Information shown -
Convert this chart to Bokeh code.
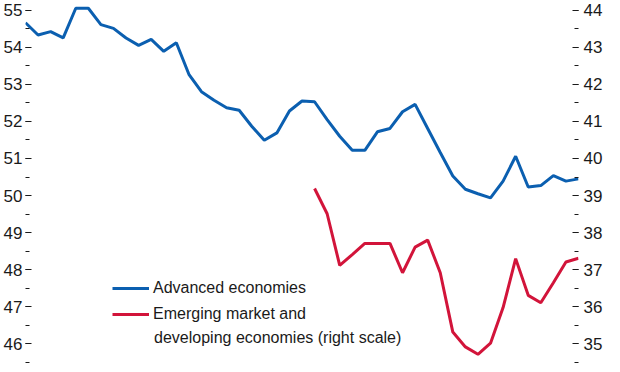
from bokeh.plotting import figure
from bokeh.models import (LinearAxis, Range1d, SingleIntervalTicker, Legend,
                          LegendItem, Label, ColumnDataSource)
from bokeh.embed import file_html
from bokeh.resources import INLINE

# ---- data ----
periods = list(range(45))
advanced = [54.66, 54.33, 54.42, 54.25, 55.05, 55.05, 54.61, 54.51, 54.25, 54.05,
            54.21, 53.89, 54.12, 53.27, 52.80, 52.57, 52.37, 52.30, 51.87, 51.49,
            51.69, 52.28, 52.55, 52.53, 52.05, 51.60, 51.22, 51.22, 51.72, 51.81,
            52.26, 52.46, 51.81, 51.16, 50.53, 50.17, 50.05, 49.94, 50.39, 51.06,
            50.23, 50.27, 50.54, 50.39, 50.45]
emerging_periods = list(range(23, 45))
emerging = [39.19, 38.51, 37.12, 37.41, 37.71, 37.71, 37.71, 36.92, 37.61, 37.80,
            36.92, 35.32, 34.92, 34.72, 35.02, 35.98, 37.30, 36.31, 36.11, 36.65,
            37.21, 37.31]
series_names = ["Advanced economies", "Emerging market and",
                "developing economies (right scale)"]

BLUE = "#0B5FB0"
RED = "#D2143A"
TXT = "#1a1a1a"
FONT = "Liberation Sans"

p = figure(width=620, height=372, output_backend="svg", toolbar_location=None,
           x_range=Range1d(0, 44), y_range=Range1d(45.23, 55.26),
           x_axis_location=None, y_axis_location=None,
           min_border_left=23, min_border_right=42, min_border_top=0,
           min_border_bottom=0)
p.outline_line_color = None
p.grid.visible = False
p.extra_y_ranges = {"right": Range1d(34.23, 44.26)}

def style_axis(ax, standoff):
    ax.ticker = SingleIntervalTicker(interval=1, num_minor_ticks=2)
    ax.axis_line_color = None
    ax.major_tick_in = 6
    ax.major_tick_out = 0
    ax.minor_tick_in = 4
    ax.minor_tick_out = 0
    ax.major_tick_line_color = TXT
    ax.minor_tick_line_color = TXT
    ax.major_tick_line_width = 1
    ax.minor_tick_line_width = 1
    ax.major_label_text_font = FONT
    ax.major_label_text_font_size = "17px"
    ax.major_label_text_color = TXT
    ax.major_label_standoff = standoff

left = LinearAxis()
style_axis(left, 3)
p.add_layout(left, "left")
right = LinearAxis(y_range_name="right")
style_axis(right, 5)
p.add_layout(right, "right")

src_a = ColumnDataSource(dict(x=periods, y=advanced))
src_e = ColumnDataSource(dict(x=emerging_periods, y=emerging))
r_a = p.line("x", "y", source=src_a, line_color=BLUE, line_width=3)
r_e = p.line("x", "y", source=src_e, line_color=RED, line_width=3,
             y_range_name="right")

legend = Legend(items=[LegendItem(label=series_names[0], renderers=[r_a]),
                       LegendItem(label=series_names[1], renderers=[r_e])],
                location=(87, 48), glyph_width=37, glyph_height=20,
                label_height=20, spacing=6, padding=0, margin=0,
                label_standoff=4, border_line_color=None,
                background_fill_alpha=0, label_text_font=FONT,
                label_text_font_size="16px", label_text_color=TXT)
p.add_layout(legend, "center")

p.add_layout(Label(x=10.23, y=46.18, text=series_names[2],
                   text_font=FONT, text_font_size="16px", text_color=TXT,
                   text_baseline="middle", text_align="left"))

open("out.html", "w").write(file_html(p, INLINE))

What the exercise asks - Copy nothing but the lines from the top of the data down to the line containing "from bokeh.resources import INLINE", and leave the pictures out.

Answer for this exercise -
Convert this chart to Bokeh code.
from bokeh.plotting import figure
from bokeh.models import (LinearAxis, Range1d, SingleIntervalTicker, Legend,
                          LegendItem, Label, ColumnDataSource)
from bokeh.embed import file_html
from bokeh.resources import INLINE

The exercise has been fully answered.